Este poder de improvisação deu-nos recursos e capacidade de fazermos face às contrariedades ao longo da vida!

As meias, esse era o problema!

Havia sapatos que se alimentavam de meias e, dados alguns passos lá desapareciam as ditas, engolidas sofregamente, expondo em nudez os calcanhares. Isso era a única coisa que me aborrecia...

Um dia, estudando o “fenómeno” entendi descobrir a solução!

Munido de uma tesoura, cortei os bicos das meia e, aí sim, cresceu bastante cano na perna...

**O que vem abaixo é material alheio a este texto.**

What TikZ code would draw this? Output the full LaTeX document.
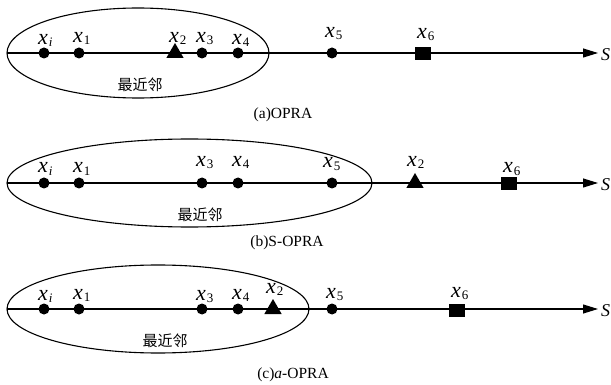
\documentclass[tikz,border=0pt]{standalone}
\usepackage{fontspec}
\setmainfont{Liberation Serif}
\newfontfamily\cjk{Noto Sans CJK SC}
\usetikzlibrary{arrows.meta,shapes.geometric}

% point label: italic x with a lowered subscript
\newcommand{\xlab}[1]{\fontsize{22}{22}\selectfont\textit{x}\kern1pt\fontsize{13}{13}\selectfont\raisebox{-2pt}{#1}}

\tikzset{
  axis/.style={line width=1.1pt,-{Triangle[length=15pt,width=9pt]}},
  hood/.style={draw,line width=1.1pt},
  dot/.style={circle,fill=black,inner sep=0pt,minimum size=11pt},
  tri/.style={regular polygon,regular polygon sides=3,fill=black,inner sep=0pt,minimum size=20pt},
  sq/.style={rectangle,fill=black,inner sep=0pt,minimum width=16pt,minimum height=13pt},
  plabel/.style={anchor=base west,inner sep=0pt},
  slabel/.style={anchor=west,inner sep=0pt,font=\fontsize{18}{18}\selectfont\itshape},
  hoodtext/.style={font=\cjk\fontsize{15}{15}\selectfont,inner sep=0pt},
  caption/.style={font=\fontsize{15.5}{15.5}\selectfont,inner sep=0pt}
}

\begin{document}
\begin{tikzpicture}[x=1pt,y=-1pt]
\useasboundingbox (0,0) rectangle (611,385);

% ---------- (a) OPRA ----------
\draw[hood] (138,53) ellipse [x radius=131,y radius=45];
\coordinate (a0) at (7,53);
\coordinate (a1) at (598,53);
\draw[axis] (a0) -- (a1);
\node[slabel] (aS) at (601,55) {S};
\node[dot] (ai) at (44,53) {};
\node[dot] (a1p) at (79,53) {};
\node[tri] (a2) at (175,53) {};
\node[dot] (a3) at (202,53) {};
\node[dot] (a4) at (238,53) {};
\node[dot] (a5) at (332,53) {};
\node[sq]  (a6) at (423,54) {};
\node[plabel] (lai) at (38,45) {\xlab{\textit{i}}};
\node[plabel] (la1) at (73,43) {\xlab{1}};
\node[plabel] (la2) at (169,43) {\xlab{2}};
\node[plabel] (la3) at (196,43) {\xlab{3}};
\node[plabel] (la4) at (232,45) {\xlab{4}};
\node[plabel] (la5) at (325,38) {\xlab{5}};
\node[plabel] (la6) at (417,39) {\xlab{6}};
\node[hoodtext] (ta) at (140,85) {最近邻};
\node[caption] (ca) at (283,115) {(a)OPRA};

% ---------- (b) S-OPRA ----------
\draw[hood] (189.5,183) ellipse [x radius=182.5,y radius=44];
\coordinate (b0) at (7,183);
\coordinate (b1) at (598,183);
\draw[axis] (b0) -- (b1);
\node[slabel] (bS) at (601,185) {S};
\node[dot] (bi) at (44,183) {};
\node[dot] (b1p) at (79,183) {};
\node[dot] (b3) at (202,183) {};
\node[dot] (b4) at (238,183) {};
\node[dot] (b5) at (332,183) {};
\node[tri] (b2) at (415,183) {};
\node[sq]  (b6) at (509,184) {};
\node[plabel] (lbi) at (38,173) {\xlab{\textit{i}}};
\node[plabel] (lb1) at (73,173) {\xlab{1}};
\node[plabel] (lb3) at (196,167) {\xlab{3}};
\node[plabel] (lb4) at (232,167) {\xlab{4}};
\node[plabel] (lb5) at (323,168) {\xlab{5}};
\node[plabel] (lb2) at (407,167) {\xlab{2}};
\node[plabel] (lb6) at (503,173) {\xlab{6}};
\node[hoodtext] (tb) at (200,215) {最近邻};
\node[caption] (cb) at (287,243) {(b)S-OPRA};

% ---------- (c) a-OPRA ----------
\draw[hood] (158,309) ellipse [x radius=151,y radius=44];
\coordinate (c0) at (7,309);
\coordinate (c1) at (598,309);
\draw[axis] (c0) -- (c1);
\node[slabel] (cS) at (601,311) {S};
\node[dot] (ci) at (44,309) {};
\node[dot] (c1p) at (79,309) {};
\node[dot] (c3) at (202,309) {};
\node[dot] (c4) at (238,309) {};
\node[tri] (c2) at (273,309) {};
\node[dot] (c5) at (332,309) {};
\node[sq]  (c6) at (457,310) {};
\node[plabel] (lci) at (38,300) {\xlab{\textit{i}}};
\node[plabel] (lc1) at (73,299) {\xlab{1}};
\node[plabel] (lc3) at (196,300) {\xlab{3}};
\node[plabel] (lc4) at (232,299) {\xlab{4}};
\node[plabel] (lc2) at (266,293) {\xlab{2}};
\node[plabel] (lc5) at (326,298) {\xlab{5}};
\node[plabel] (lc6) at (451,297) {\xlab{6}};
\node[hoodtext] (tc) at (165,341) {最近邻};
\node[caption] (cc) at (293,375) {(c)\textit{a}-OPRA};
\end{tikzpicture}
\end{document}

Não sei se por isso ou pela proximidade dos meus dedos nus no interior do sapato, nunca mais tive os tornozelos à mostra.

Quem não achou piada foi a minha mãe, ao ver as meias naquele estado! Expliquei-lhe e ela, de olhos abertos, incrédula, ouviu-me pacientemente.

No seu rosto vi-lhe um brilhozinho misto de gozo e reprovação.

Disse-me, está bem, mas vê se não usas essas meias um dia que tenhas ginástica, que tenhas de te descalçar... pode ser que fiques surpreendido com os comentários!!!

Ps. Nunca deixei de fazer algo que me interessasse verdadeiramente, integrei-me salutarmente em grupos, apesar da "roupagem"!

AF (Sobral - Biblioteca - Espaço Net - Sapataria)



1 comentário:

  1. sr. Afonso,o seu texto é muito bonito.Antigamente as pessoas eram poupadas,hoje há muita fartura,mesmo aqueles com mais dificuldades, não calçam sapatos que comem meias.